THE ongoing difficulty the public and businesses face in obtaining forex exchange; most often US dollars, is reflected in the September 2017 edition of the Central Bank of Trinidad and Tobago’s (CBTT) Economic Bulletin.

“Conditions in the foreign exchange market remained tight in the first eight months of 2017. Purchases of foreign exchange from the public by authorised dealers declined by 24.5 percent to US $2.2 billion while sales of foreign exchange to the public fell by 9.0 percent to US $3.4 billion between January and August 2017, when compared with the same period in 2016.” The CBTT added that over the first eight months of 2017, authorised dealers’ purchases from the energy sector; above US $20,000, reached US $1,286.2 million.

This was 25.4 percent below the corresponding period in 2016.

Reports by dealers on foreign exchange sales in excess of US $20,000 show that the retail and distribution sector accounted for the largest share; 31.6 percent, followed by the settlement of credit cards; 27.8 percent, and sales to manufacturers; 11.4 percent.

“Additionally, sales to automobile companies amounted to 7.6 percent of total sales of foreign exchange.

Meanwhile, the Central Bank sold a total of US $1,275.0 million to authorised dealers in the first eight months of 2017 compared with US $1,047.0 million in the corresponding period of 2016.” Looking at public sector debt, the CBTT said Central Government domestic debt increased in the nine months to June 2017 despite a fall-off in sterilised debt and contingent liabilities.

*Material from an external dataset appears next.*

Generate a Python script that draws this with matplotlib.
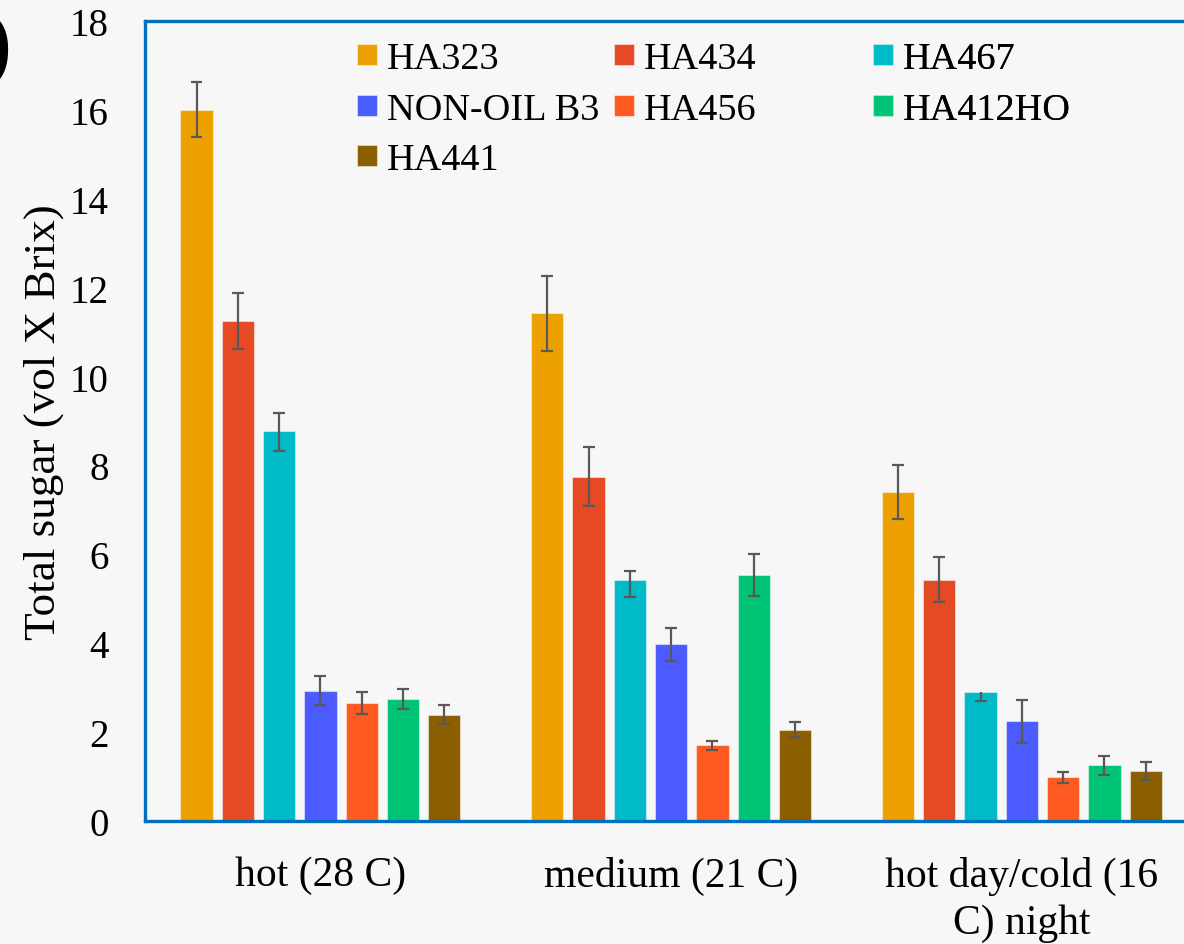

“The Central Government borrowed roughly $5.7 billion on the domestic market for budgetary support.

In particular, in the nine months to June 2017, five bonds were issued under the Development Loans Act.” The CBTT noted that “the rise in domestic debt by 14.7 percent to $41.2 billion; excluding sterilised securities, was partially offset by principal repayments on existing debt which amounted to $1.2 billion over the three quarters to June 2017.

This includes a $476.1 million repayment of CLICO zero-coupon bonds which matured in October 2016.”